Outra reclamação recorrente por parte dos passageiros é a diminuição no número de linhas que passam pela Epia. A empregada doméstica Aparecida de Sousa, 32 anos, conta que, após a mudança, a ida para casa ficou mais difícil. "A solução é esperar um coletivo para Santa Maria, mas nem todos os veículos estão parando, de tão lotados. Eu estou esperando há um tempo. Já passaram dois e não pararam”, criticou. Assim como Edcarlos, ela aguardava um coletivo em uma das paradas de ônibus na lateral da pista.

Desperdício

Não somente as paradas novas e velhas coexistem ao longo da Epia. O mesmo ocorre com duas passarelas, a poucos metros de distância uma da outra — foco da maior curiosidade por parte de quem passa pelo trecho. Uma segue moldes antigos e a outra, a atual padronização. Especialistas entrevistados pela reportagem afirmam que, em alguns casos, é possível reaproveitar antigas plataformas.

O diretor-técnico do Transporte Urbano do Distrito Federal (DFTrans), Marcio Antonio de Jesus, explica que, embora as obras civis nas estações do Park Way tenham sido concluídas, operacionalmente o terminal não está à disposição. "Esse sistema foi licitado em 2011 e está sendo implantado. Temos que inaugurar mais algumas estações, instalar roletas, fazer os últimos ajustes. Estamos trabalhando para que isso seja colocado em funcionamento”, disse. Ele afirma que o órgão sabe dos problemas estruturais das estações, mas que isso ficará a cargo da empresa que executou a obra e não haverá gasto por parte do GDF. O Correio também entrou em contato com o governo federal para responder às críticas com relação ao BRT, mas não obteve retorno até o fechamento desta edição.

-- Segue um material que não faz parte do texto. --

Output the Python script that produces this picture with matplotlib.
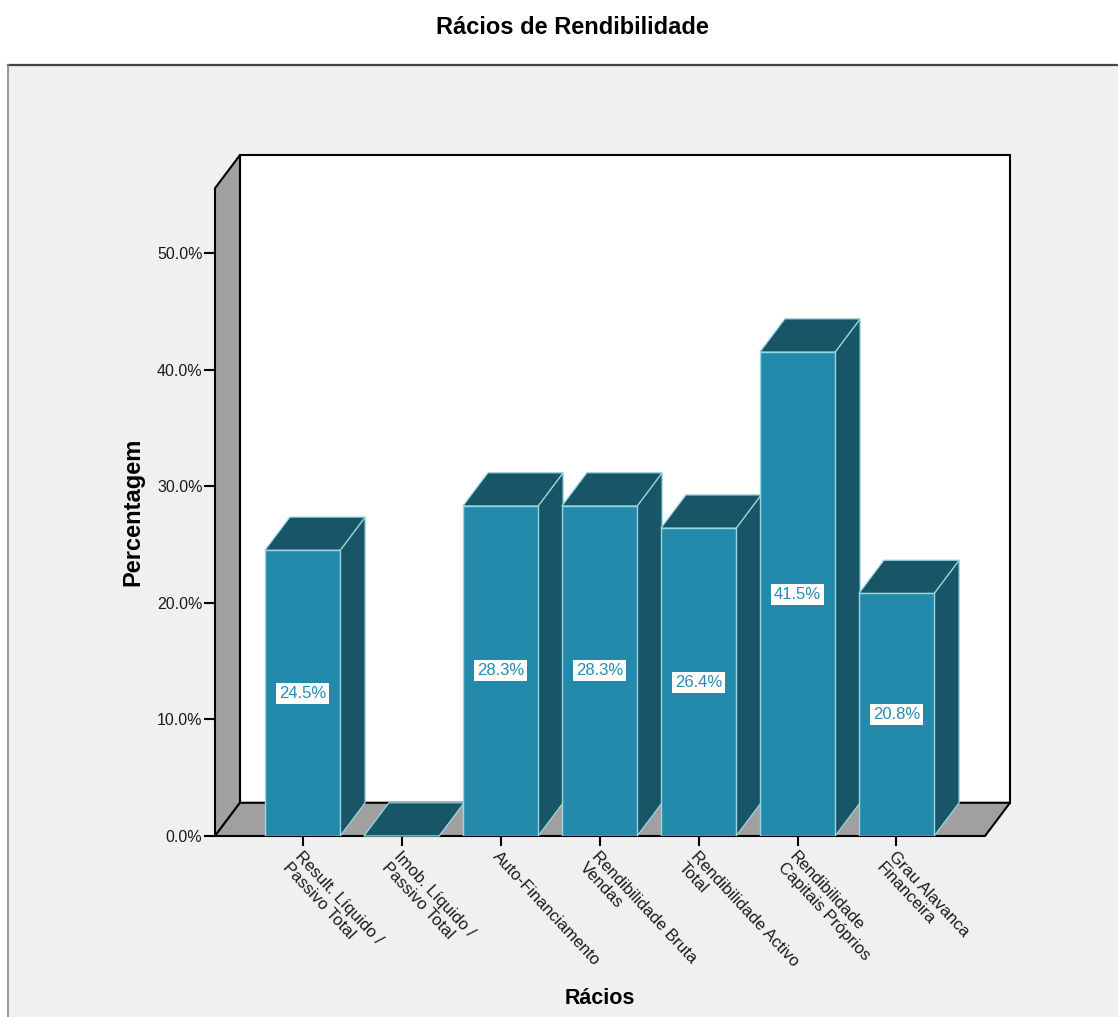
import matplotlib
matplotlib.use("Agg")
import matplotlib.pyplot as plt
from matplotlib.patches import Polygon, Rectangle
from matplotlib.lines import Line2D

plt.rcParams['font.family'] = ['Liberation Sans', 'DejaVu Sans']

# ---- data ----
categories = ["Result. Líquido /\nPassivo Total",
              "Imob. Líquido /\nPassivo Total",
              "Auto-Financiamento",
              "Rendibilidade Bruta\nVendas",
              "Rendibilidade Activo\nTotal",
              "Rendibilidade\nCapitais Próprios",
              "Grau Alavanca\nFinanceira"]
values = [24.5, 0.0, 28.3, 28.3, 26.4, 41.5, 20.8]
yticks = [0, 10, 20, 30, 40, 50]
ytick_labels = ["0.0%", "10.0%", "20.0%", "30.0%", "40.0%", "50.0%"]
title = "Rácios de Rendibilidade"
xlabel = "Rácios"
ylabel = "Percentagem"

# ---- style ----
W, H = 1118, 1017
front_c = '#248aab'
dark_c = '#175567'
edge_c = '#9ad6e2'
wall_c = '#a0a0a0'
panel_c = '#f0f0f0'
label_c = '#2a8ab0'

fig = plt.figure(figsize=(W / 100, H / 100), dpi=100)
fig.patch.set_facecolor('white')

# outer panel
fig.patches.append(Rectangle((8 / W, 0), 1, (H - 65) / H, transform=fig.transFigure,
                             facecolor=panel_c, edgecolor='none', zorder=-10))
fig.lines.append(Line2D([8 / W, 1], [(H - 65) / H] * 2, transform=fig.transFigure,
                        color='#444444', lw=1.6, zorder=-5))
fig.lines.append(Line2D([8 / W] * 2, [0, (H - 65) / H], transform=fig.transFigure,
                        color='#888888', lw=1.2, zorder=-5))

# axes placement (pixel box of the 3D frame)
px_l, px_r, px_b, px_t = 215, 1010, 836, 155
ax = fig.add_axes([px_l / W, (H - px_b) / H, (px_r - px_l) / W, (px_b - px_t) / H])
ax.set_zorder(1)
ax.set_facecolor('none')
for s in ax.spines.values():
    s.set_visible(False)

x0, x1 = -0.884, 6.894       # front floor extent
ddx, ddy = 0.2525, 2.85      # depth offset
ytop = 58.4
ax.set_xlim(x0, x1 + ddx)
ax.set_ylim(0, ytop)
yf = ytop - ddy

# walls and floor
ax.add_patch(Polygon([(x0 + ddx, ddy), (x1 + ddx, ddy), (x1 + ddx, ytop), (x0 + ddx, ytop)],
                     closed=True, fc='white', ec='black', lw=1.5, zorder=1, clip_on=False))
ax.add_patch(Polygon([(x0, 0), (x0, yf), (x0 + ddx, ytop), (x0 + ddx, ddy)],
                     closed=True, fc=wall_c, ec='black', lw=1.5, zorder=1, clip_on=False))
ax.add_patch(Polygon([(x0, 0), (x1, 0), (x1 + ddx, ddy), (x0 + ddx, ddy)],
                     closed=True, fc=wall_c, ec='black', lw=1.5, zorder=1, clip_on=False))

# bars
bw = 0.76
xs = list(range(len(values)))
for i, v in zip(xs, values):
    l, r = i - bw / 2, i + bw / 2
    ax.add_patch(Polygon([(r, 0), (r + ddx, ddy), (r + ddx, v + ddy), (r, v)],
                         closed=True, fc=dark_c, ec=edge_c, lw=0.9, zorder=2, clip_on=False))
    ax.add_patch(Polygon([(l, v), (r, v), (r + ddx, v + ddy), (l + ddx, v + ddy)],
                         closed=True, fc=dark_c, ec=edge_c, lw=0.9, zorder=2, clip_on=False))
ax.bar(xs, values, width=bw, color=front_c, edgecolor=edge_c, linewidth=1.0, zorder=3)

# data labels
for i, v in zip(xs, values):
    if v > 0:
        ax.text(i, v / 2, f"{v:.1f}%", ha='center', va='center', color=label_c,
                fontsize=12, zorder=4,
                bbox=dict(boxstyle='square,pad=0.18', fc='white', ec='none'))

# ticks
ax.set_yticks(yticks)
ax.set_yticklabels(ytick_labels, fontsize=11.5, color='#1a1a1a')
ax.tick_params(axis='y', direction='out', length=8, width=1.5, pad=1)
ax.set_xticks(xs)
ax.set_xticklabels(categories, rotation=-47, ha='left', va='top',
                   rotation_mode='anchor', fontsize=12, color='#1a1a1a', linespacing=1.1)
ax.tick_params(axis='x', direction='out', length=7, width=1.5, pad=2)

# titles
fig.text(572 / W, 1 - 27 / H, title, ha='center', va='center', fontsize=17, fontweight='bold')
fig.text(133 / W, 1 - 512 / H, ylabel, ha='center', va='center', rotation=90,
         fontsize=17, fontweight='bold')
fig.text(600 / W, 1 - 998 / H, xlabel, ha='center', va='center', fontsize=15.5, fontweight='bold')

fig.savefig('out.png', dpi=100)
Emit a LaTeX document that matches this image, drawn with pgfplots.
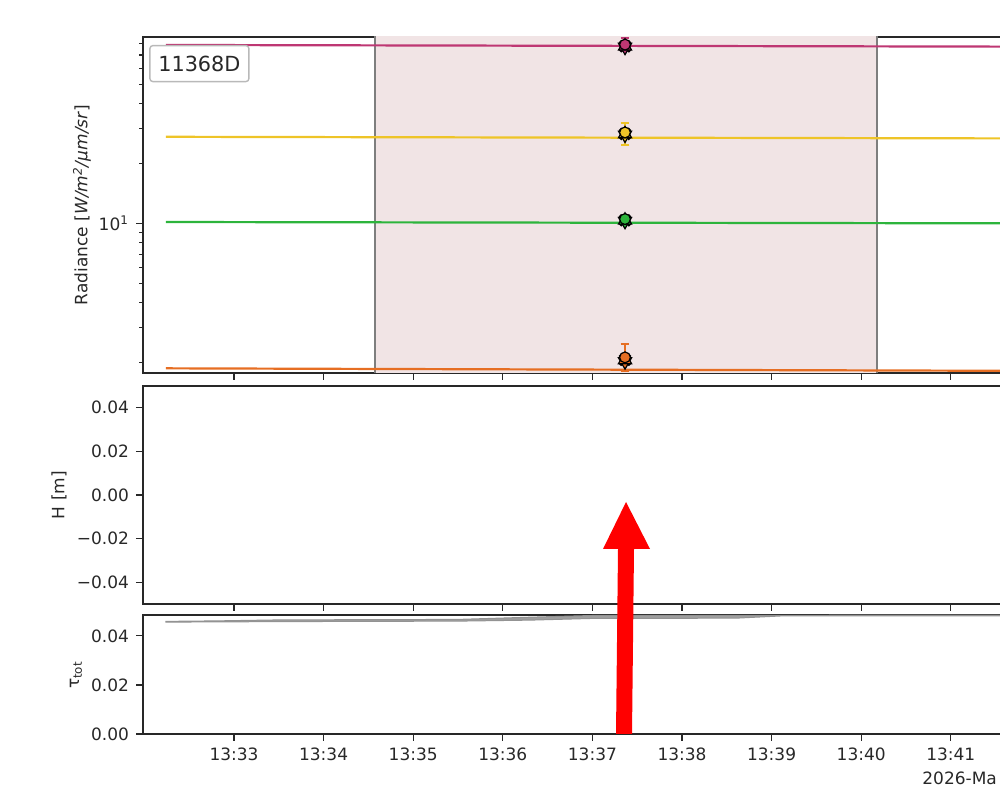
\documentclass[border=0pt]{standalone}
\usepackage{fontspec}
\setmainfont{DejaVu Sans}
\usepackage{pgfplots}
\pgfplotsset{compat=1.18}
\definecolor{cmag}{RGB}{190,55,115}
\definecolor{cyel}{RGB}{238,196,40}
\definecolor{cgrn}{RGB}{45,180,60}
\definecolor{corg}{RGB}{230,110,35}
\definecolor{cspan}{RGB}{241,228,229}
\definecolor{cax}{RGB}{40,40,40}
\newcommand{\tfont}{\fontsize{8.5}{10}\selectfont}
\pgfplotsset{
  mpl/.style={
    scale only axis, width=471.1pt,
    xmin=31.9844, xmax=42.5,
    axis line style={line width=0.65pt, cax},
    tick align=outside, tick pos=left,
    major tick length=3.5pt, minor tick length=2pt,
    every tick/.style={cax, line width=0.6pt},
    tick label style={font=\tfont, text=cax},
    xtick={33,34,35,36,37,38,39,40,41},
    scaled ticks=false,
    /pgf/number format/assume math mode=true,
  },
  cm/.style={only marks, mark=*, mark size=2.7pt, mark options={fill=#1, draw=black, line width=0.6pt}},
  ct/.style={only marks, mark=triangle*, mark size=3.8pt, mark options={fill=#1, draw=black, line width=0.6pt}},
  cd/.style={only marks, mark=triangle*, mark size=3.8pt, mark options={fill=#1, draw=black, line width=0.6pt, rotate=180}},
  cx/.style={only marks, mark=x, mark size=3.6pt, mark options={draw=black, line width=1.8pt}},
  eb/.style={only marks, mark=none, error bars/.cd, y dir=both, y explicit,
    error bar style={#1, line width=0.8pt},
    error mark options={#1, rotate=90, mark size=2.2pt, line width=0.8pt}},
}
\begin{document}
\begin{tikzpicture}
\useasboundingbox (0,0) rectangle (500pt,395.5pt);
\clip (0,0) rectangle (500pt,395.5pt);

% ---------- top panel ----------
\begin{axis}[mpl, at={(71.5pt,209pt)}, anchor=south west, height=168pt,
  ymode=log, ymin=1.77, ymax=86.3,
  ytick={10}, yticklabels={10\textsuperscript{1}},
  minor ytick={2,3,4,5,6,7,8,9,20,30,40,50,60,70,80},
  xticklabels={}]
\addplot[fill=cspan, draw=none] coordinates {(34.574,1.5) (40.176,1.5) (40.176,90) (34.574,90)} -- cycle;
\addplot[cax!60, line width=0.6pt] coordinates {(34.574,1.5) (34.574,90)};
\addplot[cax!60, line width=0.6pt] coordinates {(40.176,1.5) (40.176,90)};
\addplot[cmag, line width=1.1pt] coordinates {(32.24,78.7) (42.5,77.05)};
\addplot[cyel, line width=1.1pt] coordinates {(32.24,27.2) (42.5,26.65)};
\addplot[cgrn, line width=1.1pt] coordinates {(32.24,10.15) (42.5,9.98)};
\addplot[corg, line width=1.1pt] coordinates {(32.24,1.868) (42.5,1.81)};
% points with error bars
\addplot[eb=cmag] coordinates {(37.364,78) += (0,7) -= (0,5)};
\addplot[eb=cyel] coordinates {(37.364,28.4) += (0,3.5) -= (0,3.7)};
\addplot[eb=cgrn] coordinates {(37.364,10.4) += (0,0.5) -= (0,0.5)};
\addplot[eb=corg] coordinates {(37.364,2.1) += (0,0.37) -= (0,0.3)};
\addplot[cx] coordinates {(37.364,77.5)};
\addplot[cd=cmag] coordinates {(37.364,76.8)};
\addplot[ct=cmag] coordinates {(37.364,77.5)};
\addplot[cm=cmag] coordinates {(37.364,79)};
\addplot[cx] coordinates {(37.364,28.1)};
\addplot[cd=cyel] coordinates {(37.364,27.8)};
\addplot[ct=cyel] coordinates {(37.364,28.1)};
\addplot[cm=cyel] coordinates {(37.364,28.6)};
\addplot[cx] coordinates {(37.364,10.35)};
\addplot[cd=cgrn] coordinates {(37.364,10.25)};
\addplot[ct=cgrn] coordinates {(37.364,10.35)};
\addplot[cm=cgrn] coordinates {(37.364,10.5)};
\addplot[cx] coordinates {(37.364,2.06)};
\addplot[cd=corg] coordinates {(37.364,2.02)};
\addplot[ct=corg] coordinates {(37.364,2.06)};
\addplot[cm=corg] coordinates {(37.364,2.12)};
\end{axis}

% ---------- middle panel ----------
\begin{axis}[mpl, at={(71.5pt,93.5pt)}, anchor=south west, height=109pt,
  ymin=-0.05, ymax=0.05,
  ytick={-0.04,-0.02,0,0.02,0.04},
  yticklabels={−0.04,−0.02,0.00,0.02,0.04},
  xticklabels={}]
\end{axis}

% ---------- bottom panel ----------
\begin{axis}[mpl, at={(71.5pt,28.5pt)}, anchor=south west, height=59.5pt,
  ymin=0, ymax=0.0485,
  ytick={0,0.02,0.04}, yticklabels={0.00,0.02,0.04},
  xticklabels={13:33,13:34,13:35,13:36,13:37,13:38,13:39,13:40,13:41}]
\addplot[fill=gray!75, draw=gray!85, line width=0.5pt] coordinates {
 (32.24,0.0459) (32.8,0.0461) (33.5,0.0465) (35.5,0.0467) (36.3,0.0476) (37.0,0.0483) (42.5,0.0485)
 (42.5,0.0482) (39.1,0.0481) (38.6,0.0472) (37.0,0.0471) (36.3,0.0464) (35.5,0.0460) (33.5,0.0458) (32.24,0.0456)} -- cycle;
\end{axis}

% labels
\node[rotate=90, font=\fontsize{8.5}{10}\selectfont, text=cax] at (41pt,293pt) {Radiance [\textit{W/m}\textsuperscript{\textit{2}}\textit{/μm/sr}]};
\node[rotate=90, font=\fontsize{8.5}{10}\selectfont, text=cax] at (29.5pt,148pt) {H [m]};
\node[rotate=90, font=\fontsize{8.5}{10}\selectfont, text=cax] at (38pt,58pt) {τ\textsubscript{tot}};
\node[anchor=west, font=\fontsize{8.5}{10}\selectfont, text=cax, inner sep=0pt] at (461pt,6.5pt) {2026-Ma};
\node[draw=gray!55, fill=white, rounded corners=1.5pt, line width=0.7pt, minimum width=49.5pt, minimum height=18pt, inner sep=0pt, font=\fontsize{10.4}{12}\selectfont, text=cax] at (99.7pt,363.7pt) {11368D};

% red arrow annotation
\fill[red] (308pt,28.5pt) -- (316pt,28.5pt) -- (317pt,121pt) -- (325pt,121pt) -- (313pt,144.5pt) -- (301.5pt,121pt) -- (309pt,121pt) -- cycle;
\end{tikzpicture}
\end{document}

"Os únicos ônibus que passam pela Epia fazem isso pelos antigos pontos. Se inventar de esperar nos do centro, por lá fico. Nem funcionário eles têm” - Ellisson Barbosa Matos, auxiliar de despachante

Transtornos

Além de mudar a paisagem, as obras para a construção do BRT causaram muitos transtornos aos motoristas. Por diversas vezes, trechos foram bloqueados e o trânsito precisou ser desviado por vias marginais.